I have never been part of a travelling show but I’ve been fascinated with them all my life. When I was a little kid, a big event each year was the local Foster Show. The kids who travelled with the sideshows always came to our school for the week they camped at the show grounds, and I was so envious of their life – travelling all over Australia with their families and animals.
Dad always entered some of his stud Herefords in the show, and he’d squeeze our ponies in the back of the cattle truck too so that we could compete in some of the riding events. Our favourite event was School Pony, where you had to have at least two kids on the pony and have a routine of tricks to show how quiet and clever your pony was, how perfect for riding to school. We never won much, but we loved it, especially the sideshows and the rides.
As an adult, I’ve met quite a few show families during my work as a children’s book creator around Australia, often in remote places, such as the Fitzroy Crossing Rodeo and Borroloola Rodeo. I still envy that lifestyle and these families’ can-do attitude, as they train and work with animals, fix things on the go, and get schoolwork done on the road.

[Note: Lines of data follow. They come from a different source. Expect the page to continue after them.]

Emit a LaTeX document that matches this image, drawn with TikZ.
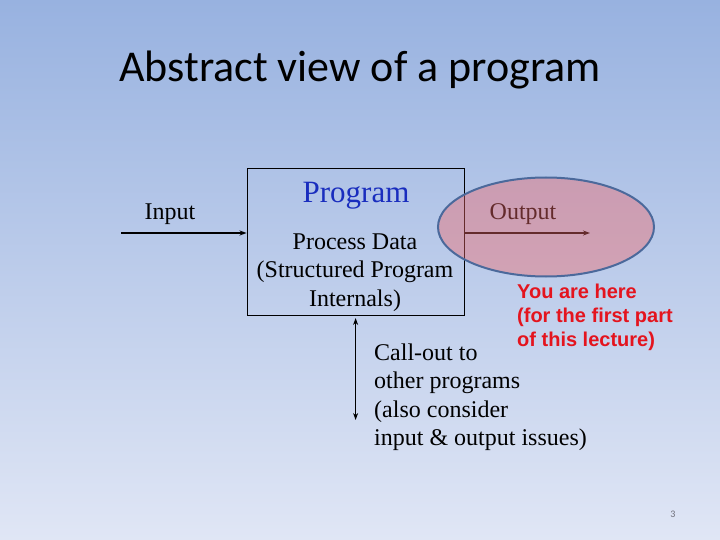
\documentclass[tikz,border=0pt]{standalone}
\usepackage{fontspec}
\setmainfont{Liberation Serif}
\newfontfamily\titlefont{Carlito}
\newfontfamily\notefont{Liberation Sans}
\usetikzlibrary{arrows.meta,positioning,shapes.geometric}
\definecolor{bgtop}{RGB}{152,178,224}
\definecolor{bgmid}{RGB}{200,214,238}
\definecolor{bgbot}{RGB}{224,230,245}
\definecolor{progblue}{RGB}{25,45,190}
\definecolor{herepink}{RGB}{240,104,106}
\definecolor{ringblue}{RGB}{75,105,155}
\definecolor{herered}{RGB}{228,20,30}
\definecolor{numgray}{RGB}{110,110,120}

\begin{document}
\begin{tikzpicture}[
  x=1pt, y=-1pt,
  txt/.style={font=\fontsize{24}{28.5}\selectfont, inner sep=0pt},
  arr/.style={-{Stealth[length=7pt,width=5pt]}, line width=1.3pt},
  ring/.style={ellipse, draw=ringblue, line width=2pt, fill=herepink,
               fill opacity=0.42, minimum width=216pt, minimum height=99pt}
]
  \useasboundingbox (0,0) rectangle (720,540);
  \fill[top color=bgtop, middle color=bgmid, bottom color=bgbot] (0,0) rectangle (720,540);

  \node[font=\titlefont\fontsize{44}{50}\selectfont, anchor=base, inner sep=0pt] (title) at (360,82) {Abstract view of a program};

  \node[draw, line width=0.9pt, minimum width=217pt, minimum height=147pt, inner sep=0pt] (prog) at (355.5,241.5) {};
  \node[txt, font=\fontsize{31}{36}\selectfont, text=progblue, anchor=base] (progname) at (356,203) {Program};
  \node[txt, align=center, anchor=base] (body) at (355,306) {Process Data\\(Structured Program\\Internals)};

  \node[txt, anchor=base] (inlbl) at (170,219) {Input};
  \node[txt, anchor=base] (outlbl) at (523,219) {Output};

  \coordinate (instart) at (121,233);
  \coordinate (outend) at (590,233);
  \draw[arr] (instart) -- (instart -| prog.west);
  \draw[arr] (prog.east |- outend) -- (outend);

  \coordinate (calltop) at (355.6,318);
  \coordinate (callbot) at (355.6,420);
  \draw[arr, {Stealth[length=7pt,width=5pt]}-{Stealth[length=7pt,width=5pt]}] (calltop) -- (callbot);
  \node[txt, align=left, anchor=base west] (callout) at (374,445.5) {Call-out to\\other programs\\(also consider\\input \& output issues)};

  % translucent mark over the output side
  \node[ring] (here ring) at (546,227) {};
  \node[font=\notefont\bfseries\fontsize{20}{24}\selectfont, text=herered, align=left, anchor=base west, inner sep=0pt] (here) at (517,346) {You are here\\(for the first part\\of this lecture)};

  \node[font=\titlefont\fontsize{10}{11}\selectfont, text=numgray] (pagenum) at (673,514) {3};
\end{tikzpicture}
\end{document}
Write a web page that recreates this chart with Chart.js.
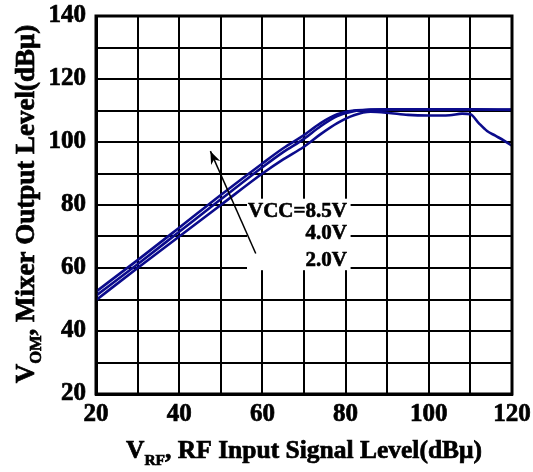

The Queensland School for Travelling Show Children even came to visit me once! It doesn’t operate anymore, but at the time, the Queensland Education Department had a classroom bus that travelled the show circuit so the kids could have a regular school.
This is the background for The Painted Ponies. Another influence was my love of animals, especially horses and ponies, and the fun we kids in my family had trying to do tricks on them. It’s a beautiful thing when a horse or pony becomes your trusted friend. When you’re walking their paddock they come to meet you, and when you’re riding they look after you. My youngest son, Lachie, started riding when he was four and his pony, Bella, would shift beneath him if she felt him slipping off.
I was also influenced by an old story about how the greatest Arabian horse of all was chosen: apparently, after a long trek in the desert, a mob of horses was charging towards water. When the horse-master called the horses, just one, his favourite, came back.
Some things need to be free.
Alison Lester grew up on a farm by the sea, and first rode a horse as a baby in her father’s arms. Her picture books mix imaginary worlds with everyday life, encouraging children to believe in themselves and celebrate the differences that make them special. Alison is involved in many community art projects and spends part of every year travelling to remote Indigenous communities, using her books to help children and adults write and draw about their own lives.
In 2012, Alison became Australia’s first Children’s Book Laureate, a position she shared with Boori Monty Pryor. In 2016, she was awarded the Dromkeen Medal for her outstanding achievement in the creation of Australian children’s and young adult literature, and in 2018 she became the first children’s book creator to win the Melbourne Prize for Literature, for her outstanding contribution to Australian literature and cultural and intellectual life. In 2019, Alison was awarded an Australia Post Legends Award and featured on a stamp, as well as being the recipient of a Member of the Order of Australia (AM) in the 2019 Australia Day Honours List.